Misleading Marketing and Over Inflated Claims
The impact of Barron’s rankings on investors’ decisions is significant. Investors often trust the credibility of these rankings and make investment choices based on them. However, instances of misleading marketing have been identified, such as an advisor who falsely inflated her group’s assets to attain a higher ranking. She extensively used Barron’s articles in her marketing efforts and ordered numerous copies for promotional purposes. Such practices raise doubts about the accuracy and integrity of the rankings.
The Need for Caution and Comprehensive Evaluation
Regulators and consumer groups caution against relying solely on rankings and emphasize the importance of thorough due diligence when selecting financial advisors. Barron’s rankings primarily focus on assets under management, which may not necessarily reflect the quality of advice or ethical conduct. Investors must consider factors beyond rankings, such as disciplinary history, customer reviews, and professional qualifications, when making their decisions.
The Responsibility of Barron’s
Barron’s magazine claims to revise its methodologies and rankings when listed advisors face sanctions or disciplinary actions. However, the repeated occurrence of misconduct among top-ranked advisors raises concerns about the effectiveness of these revisions. Barron’s needs to reevaluate its selection and vetting processes to ensure that the rankings genuinely represent the best financial advisors in the industry and prioritize investor protection.

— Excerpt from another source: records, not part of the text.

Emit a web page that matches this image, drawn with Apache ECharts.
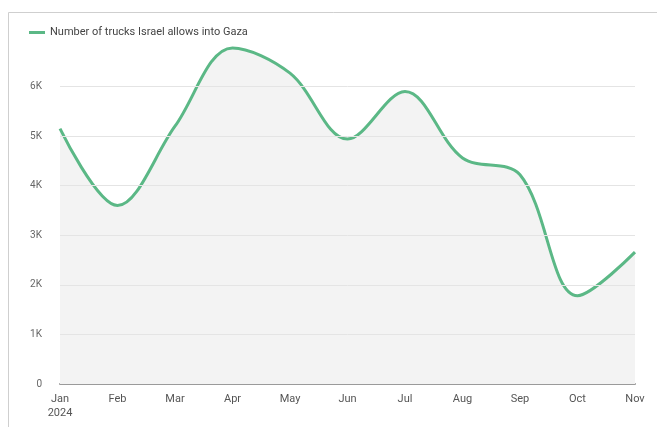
<!DOCTYPE html>
<html><head><meta charset="utf-8">
<script src="https://cdn.jsdelivr.net/npm/echarts@6/dist/echarts.min.js"></script>
<style>html,body{margin:0;padding:0;background:#fff}#c{width:657px;height:427px}</style>
</head><body><div id="c"></div>
<script>
const months = ['Jan\n2024','Feb','Mar','Apr','May','Jun','Jul','Aug','Sep','Oct','Nov'];
const trucks = [5150, 3600, 5200, 6780, 6270, 4940, 5900, 4560, 4220, 1780, 2660];
const gridValues = [1000, 2000, 3000, 4000, 5000, 6000];
const seriesName = 'Number of trucks Israel allows into Gaza';

const chart = echarts.init(document.getElementById('c'));
chart.setOption({
  animation: false,
  backgroundColor: '#fff',
  graphic: [{
    type: 'rect', shape: {x: 8.5, y: 12.5, width: 700, height: 500},
    style: {fill: 'none', stroke: '#cfcfcf', lineWidth: 1}, z: -1, silent: true
  }],
  legend: {
    left: 24, top: 22, itemWidth: 16, itemHeight: 3, itemGap: 5,
    icon: 'rect',
    textStyle: {fontFamily: 'Roboto', fontSize: 11, color: '#444'},
    data: [seriesName]
  },
  grid: {left: 60, right: 22, top: 37, bottom: 43},
  xAxis: {
    type: 'category', data: months, boundaryGap: false,
    axisLine: {lineStyle: {color: '#9a9a9a', width: 2}},
    axisTick: {show: false},
    axisLabel: {color: '#555', fontFamily: 'Roboto', fontSize: 11, margin: 8, lineHeight: 14}
  },
  yAxis: {
    type: 'value', min: 0, max: 7000, interval: 1000,
    splitLine: {show: false},
    axisLine: {show: false}, axisTick: {show: false},
    axisLabel: {color: '#666', fontFamily: 'Roboto', fontSize: 10, margin: 18,
      formatter: v => v === 0 ? '0' : (v >= 7000 ? '' : (v / 1000) + 'K')}
  },
  series: [{
    name: seriesName, type: 'line', data: trucks, smooth: 0.35,
    symbol: 'none',
    lineStyle: {color: '#5bb886', width: 3},
    itemStyle: {color: '#5bb886'},
    areaStyle: {color: '#f3f3f3', opacity: 1},
    markLine: {
      silent: true, symbol: 'none', label: {show: false},
      lineStyle: {color: '#e4e4e4', width: 1, type: 'solid'},
      data: gridValues.map(v => ({yAxis: v}))
    }
  }]
});
</script></body></html>
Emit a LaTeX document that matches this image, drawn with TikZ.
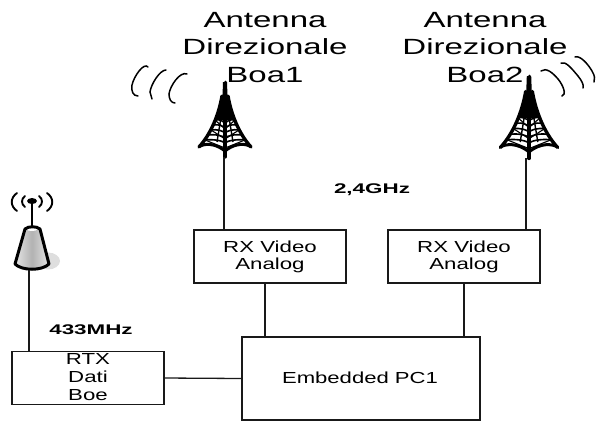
\documentclass[tikz,border=0pt]{standalone}
\usepackage{fontspec}
\setmainfont{Liberation Sans}
\newcommand{\stretchtxt}[3]{\fontsize{#2}{#2}\selectfont\scalebox{#1}[1]{#3}}
\tikzset{
  x=1pt,y=-1pt,
  boxnode/.style={draw=black!90,line width=1.3pt,inner sep=0,fill=white},
  wire/.style={draw=black!90,line width=1.3pt},
  wavearc/.style={draw=black,line width=1.5pt,line cap=round},
  lbl/.style={inner sep=0,align=center,text=black},
  towerpic/.pic={
    \fill[black] (-2,0) -- (2,0) -- (2.5,14) .. controls (4,24) and (6,30) .. (10,38) -- (-10,38) .. controls (-6,30) and (-4,24) .. (-2.5,14) -- cycle;
    \draw[black,line width=3pt,line cap=round] (0,0) -- (0,4);
    \draw[black,line width=3.4pt,line cap=round] (-3,14) .. controls (-6,32) and (-14,52) .. (-26,65);
    \draw[black,line width=3.4pt,line cap=round] (3,14) .. controls (6,32) and (14,52) .. (26,65);
    \draw[black,line width=3pt] (-25,64) .. controls (-16,60) and (-6,64) .. (0,69) .. controls (6,64) and (16,60) .. (25,64);
    \draw[black,line width=3.2pt,line cap=round] (0,30) -- (0,75);
    \foreach \yy/\hw in {38/10,43/12,48/14.5,53/17,58/20}{
      \draw[black,line width=1.6pt] (-\hw,\yy) .. controls (-\hw/2,\yy-1) and (-2,\yy+1) .. (0,\yy+3) .. controls (2,\yy+1) and (\hw/2,\yy-1) .. (\hw,\yy);
    }
    \draw[black,line width=1.1pt] (-10,38)--(0,47) (10,38)--(0,47) (-14,48)--(0,57) (14,48)--(0,57) (-20,58)--(0,66) (20,58)--(0,66);
    \draw[black,line width=1.4pt] (-1.5,20)--(-8,60) (1.5,20)--(8,60);
  }
}
\begin{document}
\begin{tikzpicture}
\useasboundingbox (0,0) rectangle (596,421);
% shadow
\fill[black!13] (48,261) ellipse (12 and 8.5);
% towers
\pic at (225,82) {towerpic};
\pic[scale=1.1] at (529,76) {towerpic};
\coordinate (t1) at (224,157);
\coordinate (t2) at (526,158);
% small antenna
\coordinate (a0) at (29,270);
\shade[left color=white!90!black,right color=white!90!black,middle color=black!30] (25,229) -- (40,229) -- (49,264) .. controls (40,270) and (24,270) .. (15,264) -- cycle;
\fill[white] (32,229.5) ellipse (5 and 1.5);
\draw[black,line width=3pt,line join=round] (25,229) .. controls (28,226) and (37,226) .. (40,229) -- (49,264) .. controls (42,271) and (22,271) .. (15,264) -- cycle;
\draw[black,line width=2.4pt] (32,203) -- (32,227);
\fill[black] (32,201) ellipse (5 and 3);
\draw[wavearc,line width=1.9pt] (25,196) .. controls (21,199) and (21,204) .. (25,207);
\draw[wavearc,line width=1.9pt] (17,193) .. controls (10,198) and (10,206) .. (17,211);
\draw[wavearc,line width=1.9pt] (39,196) .. controls (43,199) and (43,204) .. (39,207);
\draw[wavearc,line width=1.9pt] (47,193) .. controls (54,198) and (54,206) .. (47,211);
% left waves
\draw[wavearc] (148,67) .. controls (144,62) and (134,76) .. (132,85) .. controls (131,91) and (133,96) .. (138,96);
\draw[wavearc] (166,70) .. controls (160,70) and (151,84) .. (150,92) -- (152,99);
\draw[wavearc] (187,74) .. controls (180,71) and (170,86) .. (169,94) .. controls (169,99) and (171,103) .. (175,103);
% right waves
\draw[wavearc] (541,71) .. controls (546,67) and (553,73) .. (558,79) .. controls (563,85) and (567,95) .. (562,96);
\draw[wavearc] (561,63) .. controls (566,61) and (572,69) .. (578,76) .. controls (582,81) and (584,85) .. (583,88);
\draw[wavearc] (575,57) .. controls (580,55) and (588,64) .. (592,71) .. controls (595,76) and (595,79) .. (594,82);
% text
\node[lbl] at (265,20) {\stretchtxt{1.5}{22}{Antenna}};
\node[lbl] at (265,47) {\stretchtxt{1.5}{22}{Direzionale}};
\node[lbl] at (265,75) {\stretchtxt{1.5}{22}{Boa1}};
\node[lbl] at (485,20) {\stretchtxt{1.5}{22}{Antenna}};
\node[lbl] at (485,47) {\stretchtxt{1.5}{22}{Direzionale}};
\node[lbl] at (485,75) {\stretchtxt{1.5}{22}{Boa2}};
\node[lbl] at (372,190) {\stretchtxt{1.6}{14}{\bfseries 2,4GHz}};
\node[lbl] at (91,330) {\stretchtxt{1.6}{14}{\bfseries 433MHz}};
% boxes
\node[boxnode,minimum width=152pt,minimum height=53pt] (rx1) at (270,256.5) {};
\node[boxnode,minimum width=152pt,minimum height=53pt] (rx2) at (464,256.5) {};
\node[boxnode,minimum width=152pt,minimum height=53pt] (rtx) at (88,378) {};
\node[boxnode,minimum width=238pt,minimum height=83pt] (pc) at (361,378.5) {};
\node[lbl] at (270,247) {\stretchtxt{1.39}{16}{RX Video}};
\node[lbl] at (270,265) {\stretchtxt{1.39}{16}{Analog}};
\node[lbl] at (464,247) {\stretchtxt{1.39}{16}{RX Video}};
\node[lbl] at (464,265) {\stretchtxt{1.39}{16}{Analog}};
\node[lbl] at (88,359) {\stretchtxt{1.39}{16}{RTX}};
\node[lbl] at (88,377) {\stretchtxt{1.39}{16}{Dati}};
\node[lbl] at (88,395) {\stretchtxt{1.39}{16}{Boe}};
\node[lbl] at (360,378) {\stretchtxt{1.38}{16}{Embedded PC1}};
% connectors
\draw[wire] (t1) -- (t1 |- rx1.north);
\draw[wire] (t2) -- (t2 |- rx2.north);
\draw[wire] (a0) -- (a0 |- rtx.north);
\coordinate (c1) at (265,283);
\coordinate (c2) at (464,283);
\draw[wire] (c1 |- rx1.south) -- (c1 |- pc.north);
\draw[wire] (c2 |- rx2.south) -- (c2 |- pc.north);
\draw[wire] (rtx.east) -- (pc.west);
\end{tikzpicture}
\end{document}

While Barron’s Top Advisor rankings might serve as a starting point for investors seeking financial advice, they should not be the sole basis for decision-making. The presence of misconduct and fraudulent practices among highly ranked advisors highlights the need for caution and comprehensive evaluation. Investors must conduct thorough due diligence, considering factors beyond rankings, to ensure they choose a trustworthy and suitable advisor.
Ultimately, the responsibility lies with investors to protect their interests and make informed decisions when selecting a financial advisor.